Telegrams and Teacakes by Amy Miller (Book Review)

Telegrams and Teacakes by Amy Miller (Book Review)

Today I am so happy to be part of the blog blitz for the wonderful Telegrams and Teacakes by Amy Miller. Thank you to Kim from Bookouture for inviting me to take part on the second day of the blog blitz.

Telegrams and Teacakes is a romantic World War Two saga full of heartbreak and hope, perfect for fans of Diney Costeloe, Nadine Dorries and Sheila Newberry. 

‘There was no denying it, being cheerful was a challenge. You just had to be grateful for small mercies. A sunny day, a night without an air raid, an extra rasher of bacon from the butcher.’

England, 1942: 23-year-old Betty runs away from Bristol to make a new life for herself. Betrayed by her husband, Betty flees to the seaside town of Bournemouth, where she has fond memories of childhood holidays. There, she finds a small family bakery, in desperate need of a new shop girl…

At the Barton BakeryBetty finds a sanctuary with shopkeeper Audrey Barton.

however, Audrey is fighting battles of her own. Her husband is at war and in grave danger, she is heavily pregnant, and her customers are horrified by the demands imposed by rationing.

Audrey’s stepsister Lily receives a letter from a man she once loved very much. A man she thought was lost to her forever. He offers her a new future with him, but one that will mean sacrificing so many of her hopes and dreams…

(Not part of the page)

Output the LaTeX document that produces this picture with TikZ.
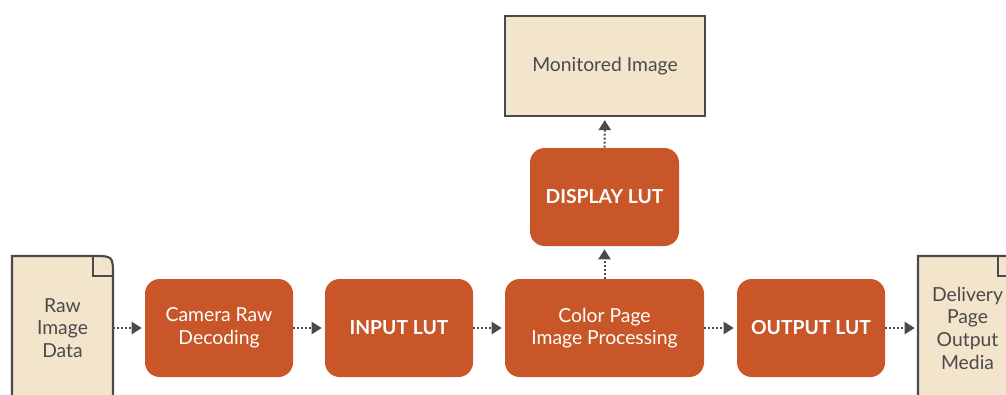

As Winston Churchill tells the country to ‘never give in’, the women of the Barton Bakery struggle on to keep their families, homes and loved ones safe in a time of turmoil.
                                                 Amazon Purchase Link

My Review

I didn’t know that Telegrams and Teacakes is the third in the Wartime Bakery series so I read the book from the standpoint that it was standalone. However, having read the book and loved it, I thoroughly recommend that you read the first two. As well as being beautifully written they are a must for anyone who loves a wartime saga.
The book is set in Bournemouth in 1942. Audrey is heavily pregnant and running the bakery whilst her husband is away fighting for his country. Audrey has an eye for a waif and stray, so when Betty enters the shop, Audrey knows straight away that the young girl needs help. She welcomes her into the Barton Bakery, gives her a job and makes vulnerable Betty feel right at home.
Times are hard, the bakery has strict rationing regulations to comply with and the women strive to ‘keep the home fires burning’. It always amazes me how strong these wartime women were. Faced with so much uncertainty about their loved ones, they still adapt and learn new skills, still maintaining a cheery outlook.
Audrey is exceptional in her warmth, kindness, and strength. Although pregnant, and running the bakery she also has others to care for. Her brother who is struggling mentally, his wife, a young evacuee and stepsister all look to Audrey for guidance.
The characters are warm and multi-layered and the story moves at a good pace. There is a fantastic feeling of friendship, family and above all, community spirit.
I can’t wait to read the previous books in the series Heartaches and Christmas Cakes and Wartime Brides and Wedding Cake.  As I said before they are good standalones but just too good to miss!
Thank you to Bookouture, NetGalley and the author for a copy of the book, which I have reviewed honestly.